In the end, you have a high quality, completely safe item, which will last a long time and become even more beautiful with time, et whose societal and environmental impact is spotless.
The competition, really fair?Every day, we are in head-to-head competition with “major brands” or “large retailers” whose economic model is radically different. They buy from abroad, at the lowest price. Their margins are 7, 8, 10 or even more. They have no problem with constantly promoting themselves and advertising “surreal” discounts of 50%, 60%, 70%...and even then, their margins are still true. The result: every day, hundreds of containers arrive in our ports, full of textile products, with nothing to verify the way that they were made, the treatments they were subjected to and the presence or not of dangerous or toxic products.
It is this model which has led to the disappearance of 90% of the French textile industry, and the hundreds of thousands of employees that this represents, and the knowledge which the whole world envied us for.

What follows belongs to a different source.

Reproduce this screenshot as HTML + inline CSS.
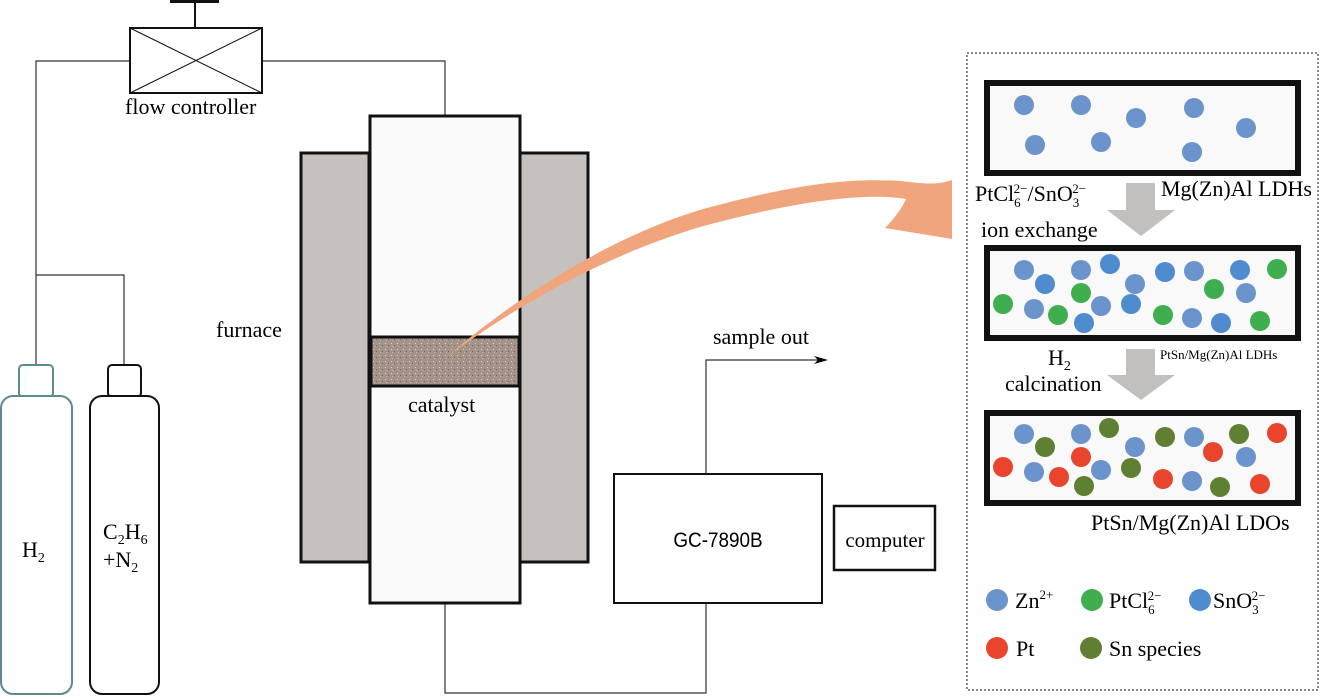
<!DOCTYPE html>
<html><head><meta charset="utf-8"><style>
html,body{margin:0;padding:0;background:#fff;}
svg{display:block;font-family:"Liberation Serif",serif;}
</style></head><body>
<svg width="1323" height="699" viewBox="0 0 1323 699" xmlns="http://www.w3.org/2000/svg">
<defs>
<pattern id="grain" width="6" height="6" patternUnits="userSpaceOnUse">
<rect width="6" height="6" fill="#a39389"/>
<rect x="1" y="1" width="1" height="1" fill="#d8cfc6"/>
<rect x="4" y="3" width="1" height="1" fill="#6f625a"/>
<rect x="2" y="4" width="1" height="1" fill="#c2b6ac"/>
</pattern>
</defs>
<g stroke="#333" stroke-width="1.2" fill="none">
<polyline points="130,61 36,61 36,365"/>
<polyline points="36,275 124,275 124,365"/>
<polyline points="262,61 445,61 445,115"/>
<polyline points="445,603 445,693 706,693 706,603"/>
<polyline points="706,473 706,360 822,360"/>
</g>
<polygon points="828,360 814,356 818,360 814,364" fill="#000"/>
<rect x="170" y="0" width="49" height="3" fill="#111"/>
<line x1="195" y1="2" x2="195" y2="28" stroke="#111" stroke-width="2"/>
<rect x="130" y="28" width="132" height="65" fill="#fff" stroke="#111" stroke-width="2"/>
<line x1="130" y1="28" x2="262" y2="93" stroke="#111" stroke-width="1"/>
<line x1="262" y1="28" x2="130" y2="93" stroke="#111" stroke-width="1"/>
<text x="125" y="114" font-size="22">flow controller</text>
<rect x="19" y="365" width="34" height="32" rx="4" fill="#fff" stroke="#5b8c8c" stroke-width="2"/>
<rect x="1" y="396" width="71" height="298" rx="12" fill="#fff" stroke="#5b8c8c" stroke-width="2"/>
<rect x="108" y="365" width="33" height="32" rx="4" fill="#fff" stroke="#111" stroke-width="2"/>
<rect x="90" y="396" width="69" height="298" rx="12" fill="#fff" stroke="#111" stroke-width="2"/>
<text x="22" y="557" font-size="22">H<tspan font-size="14" dy="5">2</tspan></text>
<text x="103" y="539" font-size="22">C<tspan font-size="14" dy="5">2</tspan><tspan dy="-5">H</tspan><tspan font-size="14" dy="5">6</tspan></text>
<text x="103" y="567" font-size="22">+N<tspan font-size="14" dy="5">2</tspan></text>
<rect x="301" y="153" width="68" height="409" fill="#c5c1bf" stroke="#111" stroke-width="3"/>
<rect x="520" y="153" width="68" height="409" fill="#c5c1bf" stroke="#111" stroke-width="3"/>
<rect x="370" y="116" width="150" height="487" fill="#fafafa" stroke="#111" stroke-width="3"/>
<rect x="371" y="337" width="148" height="49" fill="url(#grain)" stroke="#111" stroke-width="3"/>
<text x="216" y="337" font-size="22">furnace</text>
<text x="408" y="412" font-size="22">catalyst</text>
<text x="713" y="344" font-size="22">sample out</text>
<rect x="614" y="474" width="208" height="129" fill="#fff" stroke="#111" stroke-width="2"/>
<text x="718" y="547" font-size="21" text-anchor="middle" font-family="Liberation Sans, sans-serif" transform="translate(718 0) scale(0.9 1) translate(-718 0)">GC-7890B</text>
<rect x="834" y="506" width="101" height="64" fill="#fff" stroke="#111" stroke-width="2.5"/>
<text x="885" y="547" font-size="21" text-anchor="middle">computer</text>
<path d="M447,357 C500,310 600,240 700,210 C780,188 840,177 900,181 C920,183 935,186 952,180 L952,239 L885,228 C895,218 902,208 906,199 C860,191 780,205 700,227 C600,257 510,310 447,357 Z" fill="#f1a57c"/>
<rect x="967" y="53" width="351" height="637" fill="none" stroke="#888" stroke-width="2" stroke-dasharray="2,2"/>
<g fill="#f9f9f9" stroke="#111" stroke-width="6">
<rect x="987" y="83" width="311" height="90"/>
<rect x="987" y="248" width="311" height="90"/>
<rect x="987" y="413" width="311" height="90"/>
</g>
<polygon points="1126,183 1155,183 1155,210 1175,210 1141,236 1107,210 1126,210" fill="#c2c0be"/>
<polygon points="1126,349 1155,349 1155,375 1175,375 1141,400 1107,375 1126,375" fill="#c2c0be"/>
<g fill="#6b93cc">
<circle cx="1024" cy="105" r="10"/><circle cx="1081" cy="105" r="10"/><circle cx="1136" cy="118" r="10"/><circle cx="1194" cy="108" r="10"/><circle cx="1246" cy="128" r="10"/><circle cx="1035" cy="145" r="10"/><circle cx="1101" cy="142" r="10"/><circle cx="1192" cy="152" r="10"/>
</g>
<g fill="#6b93cc">
<circle cx="1024" cy="270" r="10"/><circle cx="1081" cy="270" r="10"/><circle cx="1135" cy="284" r="10"/><circle cx="1194" cy="271" r="10"/><circle cx="1246" cy="293" r="10"/><circle cx="1034" cy="309" r="10"/><circle cx="1101" cy="306" r="10"/><circle cx="1192" cy="318" r="10"/>
</g>
<g fill="#4f8bcf">
<circle cx="1045" cy="284" r="10"/><circle cx="1110" cy="264" r="10"/><circle cx="1165" cy="272" r="10"/><circle cx="1240" cy="270" r="10"/><circle cx="1131" cy="304" r="10"/><circle cx="1084" cy="323" r="10"/><circle cx="1221" cy="323" r="10"/>
</g>
<g fill="#3fae4f">
<circle cx="1277" cy="269" r="10"/><circle cx="1081" cy="293" r="10"/><circle cx="1214" cy="289" r="10"/><circle cx="1003" cy="304" r="10"/><circle cx="1058" cy="315" r="10"/><circle cx="1163" cy="315" r="10"/><circle cx="1260" cy="321" r="10"/>
</g>
<g fill="#6b93cc">
<circle cx="1024" cy="434" r="10"/><circle cx="1081" cy="434" r="10"/><circle cx="1135" cy="447" r="10"/><circle cx="1194" cy="437" r="10"/><circle cx="1246" cy="457" r="10"/><circle cx="1034" cy="472" r="10"/><circle cx="1101" cy="470" r="10"/><circle cx="1192" cy="481" r="10"/>
</g>
<g fill="#5f7f32">
<circle cx="1045" cy="447" r="10"/><circle cx="1109" cy="428" r="10"/><circle cx="1165" cy="437" r="10"/><circle cx="1239" cy="434" r="10"/><circle cx="1131" cy="468" r="10"/><circle cx="1084" cy="486" r="10"/><circle cx="1220" cy="487" r="10"/>
</g>
<g fill="#e8452c">
<circle cx="1277" cy="433" r="10"/><circle cx="1081" cy="457" r="10"/><circle cx="1213" cy="452" r="10"/><circle cx="1003" cy="467" r="10"/><circle cx="1059" cy="477" r="10"/><circle cx="1163" cy="479" r="10"/><circle cx="1260" cy="484" r="10"/>
</g>
<text x="975" y="201" font-size="22">PtCl<tspan font-size="13" dy="6">6</tspan><tspan font-size="13" dx="-7" dy="-14">2−</tspan><tspan dy="8">/SnO</tspan><tspan font-size="13" dy="6">3</tspan><tspan font-size="13" dx="-7" dy="-14">2−</tspan></text>
<text x="1161" y="196" font-size="22">Mg(Zn)Al LDHs</text>
<text x="981" y="237" font-size="22">ion exchange</text>
<text x="1048" y="365" font-size="22">H<tspan font-size="14" dy="5">2</tspan></text>
<text x="1005" y="391" font-size="22">calcination</text>
<text x="1160" y="359" font-size="13">PtSn/Mg(Zn)Al LDHs</text>
<text x="1091" y="530" font-size="22">PtSn/Mg(Zn)Al LDOs</text>
<circle cx="997" cy="600" r="11" fill="#6b93cc"/>
<text x="1015" y="608" font-size="22">Zn<tspan font-size="13" dy="-9">2+</tspan></text>
<circle cx="1092" cy="600" r="11" fill="#3fae4f"/>
<text x="1109" y="608" font-size="22">PtCl<tspan font-size="13" dy="6">6</tspan><tspan font-size="13" dx="-7" dy="-14">2−</tspan></text>
<circle cx="1200" cy="600" r="11" fill="#4f8bcf"/>
<text x="1213" y="608" font-size="22">SnO<tspan font-size="13" dy="6">3</tspan><tspan font-size="13" dx="-7" dy="-14">2−</tspan></text>
<circle cx="997" cy="648" r="11" fill="#e8452c"/>
<text x="1016" y="656" font-size="22">Pt</text>
<circle cx="1091" cy="648" r="11" fill="#5f7f32"/>
<text x="1109" y="656" font-size="22">Sn species</text>
</svg>
</body></html>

To be completely transparent with you, our average gross margin at Couleur Chanvre, taking all business channels into account, less than 3, which is really very weak, compared to the margins of 7, 8, 10 or more currently practised by major brands and large retailers! We use this margin to then pay the team’s salaries and the rent for the workshop and the boutiques, as well as all of our business’ charges.
In this context, what is a fair price?
We are conscious that our price level means that our products are not affordable for everyone and that is why we have been persistently working for several years to improve our modes of production, because lots of stages are still done by hand - in particular in the hemp sector - to lower our cost prices and therefore our retail prices.
We have also introduced a organic cotton range, the price of this fibre being cheaper, which has allowed us to offer high quality products at more affordable prices.
And we are still pursuing this avenue.